SAWT BEIRUT INTERNATIONAL

| 19 April 2024, Friday |

UK PM Sunak strikes deal with EU over Northern Ireland

British Prime Minister Rishi Sunak has struck a new deal on post-Brexit trade rules for Northern Ireland, gambling that the reward of better ties with the European Union is worth any discord it might cause within his own party.

A government source said Sunak had agreed the terms with European Commission President Ursula von der Leyen as they met at a hotel west of London. They will hold a joint news conference at 1530 GMT.

The agreement marks a high-risk strategy for Sunak who has been looking to secure a compromise and improve relations with Brussels – and the United States – without sufficiently angering the wing of his party most wedded to Brexit.

Sunak’s spokesman had earlier told reporters that the two sides were in “final talks and significant progress has been made over a number of weeks and months”.

The deal seeks to resolve tensions caused by the 2020 post-Brexit arrangements governing Northern Ireland, a British province, and its open border with EU member Ireland.

It remains to be seen, though, whether it will go far enough to end political deadlock in Northern Ireland and satisfy critics in Britain and the province.

The new agreement is expected to ease physical checks on goods flowing from Britain to Northern Ireland, and give the province’s lawmakers a say over the EU rules it has to implement under the complicated terms of Britain’s exit from the bloc.

London could also set some tax and state aid rules.

Its success could hinge on whether it convinces the Democratic Unionist Party (DUP) to end its boycott of Northern Ireland’s power-sharing arrangements.
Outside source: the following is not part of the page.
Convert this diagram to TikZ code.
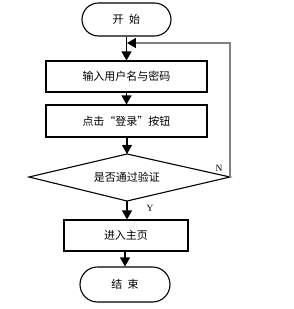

These were central to a 1998 peace deal which mostly ended three decades of sectarian violence in the British province.

Before word of a deal became public, DUP leader Jeffrey Donaldson said they would have some time to review the specifics before determining whether to accept it.

In order to catch up to the opposition Labour Party, which is currently well ahead in opinion polls, before the scheduled 2024 general election, victory would strengthen Sunak’s control over his Conservative Party and allow him to move past the most divisive topic on his agenda.

If he were to fail, he would likely face a revolt from the eurosceptic faction of his party, reigniting the intense ideological differences that have occasionally paralyzed the government since the 2016 EU referendum.